Chiang Mai | IIAS Summer School on 'Reading Craft' for PhD students
'Reading Craft: Itineraries of Culture, Knowledge and Power in the Global Ecumene' is the title of the 2014 Summer School organised in Chiang Mai, Thailand, August 18-22, by the International Institute for Asian Studies, Netherlands. It is open to applications from PhD research students.
The Summer School is co-hosted by the International Institute for Asian Studies, the Netherlands and the Faculty of Social Sciences, Chiang Mai University, Thailand.
Date: 18 - 22 August 2014
Deadline for applications: Friday 14 February 2014, 9.00 am (CET)
For whom: Five days of interactive “Summer School” training. The Summer Programme on “Reading Craft in the Long Global Ecumene” is meant for PhD Students.

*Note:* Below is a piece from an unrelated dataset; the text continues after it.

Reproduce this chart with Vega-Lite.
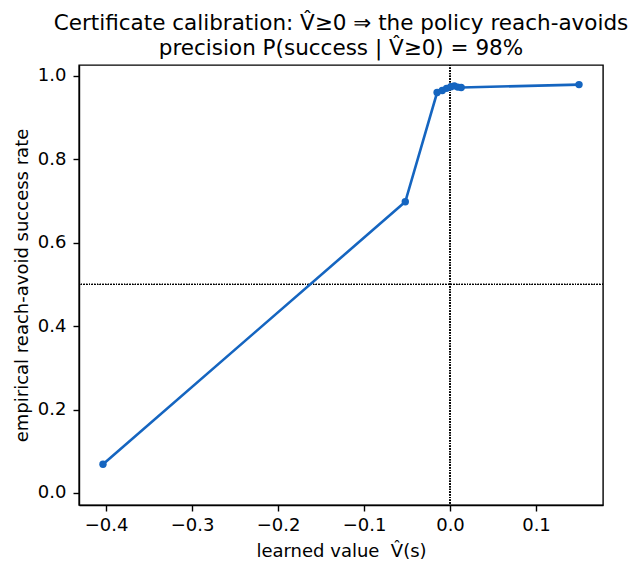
{
  "$schema": "https://vega.github.io/schema/vega-lite/v6.json",
  "autosize": "none",
  "padding": {"left": 79, "top": 65, "right": 40, "bottom": 69},
  "width": 524,
  "height": 440,
  "background": "white",
  "title": {
    "text": ["Certificate calibration: V\u0302\u22650 \u21d2 the policy reach-avoids", "precision P(success | V\u0302\u22650) = 98%"],
    "fontSize": 21.5,
    "font": "DejaVu Sans",
    "fontWeight": "normal",
    "color": "black",
    "lineHeight": 25.5,
    "anchor": "middle",
    "offset": 5
  },
  "data": {
    "values": [
      {"v": -0.4035, "rate": 0.069},
      {"v": -0.052, "rate": 0.698},
      {"v": -0.015, "rate": 0.960},
      {"v": -0.009, "rate": 0.965},
      {"v": -0.004, "rate": 0.970},
      {"v": 0.001, "rate": 0.974},
      {"v": 0.005, "rate": 0.976},
      {"v": 0.009, "rate": 0.973},
      {"v": 0.013, "rate": 0.972},
      {"v": 0.150, "rate": 0.979}
    ]
  },
  "layer": [
    {
      "mark": {"type": "rule", "color": "black", "strokeWidth": 1, "strokeDash": [1, 1.7]},
      "encoding": {"x": {"datum": 0, "type": "quantitative"}}
    },
    {
      "mark": {"type": "rule", "color": "black", "strokeWidth": 1, "strokeDash": [1, 1.7]},
      "encoding": {"y": {"datum": 0.5, "type": "quantitative"}}
    },
    {
      "mark": {"type": "line", "color": "#1565c0", "strokeWidth": 2.6, "point": {"filled": true, "size": 55, "color": "#1565c0", "opacity": 1}},
      "encoding": {
        "x": {
          "field": "v",
          "type": "quantitative",
          "title": "learned value \u00a0V\u0302(s)",
          "scale": {"domain": [-0.4314, 0.1779], "nice": false, "zero": false},
          "axis": {"values": [-0.4, -0.3, -0.2, -0.1, 0.0, 0.1], "format": ".1f"}
        },
        "y": {
          "field": "rate",
          "type": "quantitative",
          "title": "empirical reach-avoid success rate",
          "scale": {"domain": [-0.0288, 1.026], "nice": false, "zero": false},
          "axis": {"values": [0.0, 0.2, 0.4, 0.6, 0.8, 1.0], "format": ".1f"}
        }
      }
    }
  ],
  "config": {
    "font": "DejaVu Sans",
    "view": {"stroke": "black", "strokeWidth": 1.4},
    "axis": {
      "grid": false,
      "domainColor": "black",
      "domainWidth": 1.4,
      "tickColor": "black",
      "tickSize": 6,
      "tickWidth": 1.4,
      "labelColor": "black",
      "labelFontSize": 18,
      "labelFont": "DejaVu Sans",
      "titleColor": "black",
      "titleFontSize": 18,
      "titleFont": "DejaVu Sans",
      "titleFontWeight": "normal"
    },
    "axisX": {"labelPadding": 5, "titlePadding": 8},
    "axisY": {"labelPadding": 7, "titlePadding": 6}
  }
}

Participation is highly competitive and will be limited to a maximum of 20. The IIAS Winter School 2013 welcomed participants from Europe, America, Asia and Australia and 14 nationalities were represented.
Registration: To apply for participation in the Summer School 2014, please fill in the Application form.
Costs: Participants must pay registration fee: € 150 which includes half board accommodation. Selected participants are expected to fund their own travel expenses. Limited (partial) scholarships are available.
Conversations at the Chiang Mai Summer School will revolve around critical reflections on craft in Asian contexts such as:
- Craft as a knowledge system, and knowledge practices of craft since the early modern era
- Circulation of craft in Eurasian networks of trade, power and cultural exchange
- Craft as postcolonial and crypto-colonial national heritage
- The production and reproduction of hierarchies of gender, class and race through craft – identity contestations
- Interrogating the "what" of craft: disputes over origin, ownership, authenticity, aesthetics, ethics and representation
- Engaging with the Local/Global dichotomy through the lens of craft
The Summer School therefore encourages participants whose research work seeks to engage with the history and politics of craft through its reading within the long and global mobilities of science, technology, art and fashion.